Star Trek casts do seem to have consistently been made up of top-notch people, with plenty of experience and credibility to back them up.
"Yes. They like 'actors' here. I think that they also know that they need 'workers' - actors of stamina and fortitude who know how to go 12 to 14 hours a day. There are no babies here. I feel like I'm in a really good camp, you know?"
On Star Trek: Voyager, Mulgrew and her team will have to deal with special effects and computer technology that allows opticals to be added once filming is complete. What are her thoughts about this aspect of the show?
"Well, I've encountered a lot of that already!
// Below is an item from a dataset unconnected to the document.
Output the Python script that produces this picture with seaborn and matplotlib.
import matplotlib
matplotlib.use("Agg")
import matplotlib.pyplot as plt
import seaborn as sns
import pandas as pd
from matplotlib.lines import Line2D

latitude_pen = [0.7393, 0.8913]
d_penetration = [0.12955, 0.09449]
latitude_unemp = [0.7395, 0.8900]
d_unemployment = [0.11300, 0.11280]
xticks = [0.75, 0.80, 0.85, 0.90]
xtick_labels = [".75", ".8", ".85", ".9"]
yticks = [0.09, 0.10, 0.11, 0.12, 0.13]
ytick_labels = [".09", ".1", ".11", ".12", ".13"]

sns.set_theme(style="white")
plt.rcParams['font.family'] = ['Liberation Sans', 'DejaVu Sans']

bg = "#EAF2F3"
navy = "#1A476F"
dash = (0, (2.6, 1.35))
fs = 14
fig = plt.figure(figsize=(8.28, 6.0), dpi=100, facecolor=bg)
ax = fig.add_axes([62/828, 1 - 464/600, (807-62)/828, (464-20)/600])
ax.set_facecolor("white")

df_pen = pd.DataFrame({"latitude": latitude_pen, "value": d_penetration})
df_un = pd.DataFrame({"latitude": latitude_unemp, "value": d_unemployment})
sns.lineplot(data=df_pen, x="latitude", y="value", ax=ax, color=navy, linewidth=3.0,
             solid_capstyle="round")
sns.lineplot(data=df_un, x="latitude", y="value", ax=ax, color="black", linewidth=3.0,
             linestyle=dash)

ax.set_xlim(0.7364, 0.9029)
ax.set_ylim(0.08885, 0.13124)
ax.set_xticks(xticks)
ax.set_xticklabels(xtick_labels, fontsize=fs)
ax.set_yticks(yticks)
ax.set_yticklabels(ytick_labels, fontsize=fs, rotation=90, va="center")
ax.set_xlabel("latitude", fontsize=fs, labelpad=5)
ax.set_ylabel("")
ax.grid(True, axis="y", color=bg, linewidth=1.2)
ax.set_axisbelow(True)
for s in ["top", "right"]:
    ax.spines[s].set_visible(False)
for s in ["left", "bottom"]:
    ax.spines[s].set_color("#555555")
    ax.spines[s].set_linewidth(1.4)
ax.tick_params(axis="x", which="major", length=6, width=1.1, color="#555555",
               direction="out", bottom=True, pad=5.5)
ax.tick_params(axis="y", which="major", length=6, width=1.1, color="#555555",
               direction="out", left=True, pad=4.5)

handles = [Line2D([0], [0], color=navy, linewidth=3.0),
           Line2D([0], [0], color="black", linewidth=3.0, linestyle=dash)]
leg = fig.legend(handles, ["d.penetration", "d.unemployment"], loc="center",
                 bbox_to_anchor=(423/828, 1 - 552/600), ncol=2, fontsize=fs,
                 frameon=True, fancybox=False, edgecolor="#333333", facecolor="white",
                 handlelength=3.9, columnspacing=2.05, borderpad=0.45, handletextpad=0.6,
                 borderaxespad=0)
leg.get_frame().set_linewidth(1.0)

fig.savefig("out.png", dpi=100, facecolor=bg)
It's going to be interesting for me, because there is a lot of stop/start here. You stop and then you figure out the optical. Then you go back and shoot this or you shoot that... Again, I would have to say that this is part of the discipline of being a professional, because you have to stay where you are in the scene and let the technical crew hammer things out."
"A positive way of looking at it is that all of this stuff is intriguing and new for me, so I'm going to learn. The camera has always fascinated me, so anything I can learn about opticals and blue screens and split screens can only benefit me in the long run."
Finally, there was controversy on the show from the start with the unexpected departure of Genevieve Bujold. Mulgrew stepped into the role very quickly. How much time did she have to prepare?
"A weekend! Actually, it worked out all right. I feel
like I'm pretty good under the gun and I like it under the gun. There's
no time to think. You simply have to perform."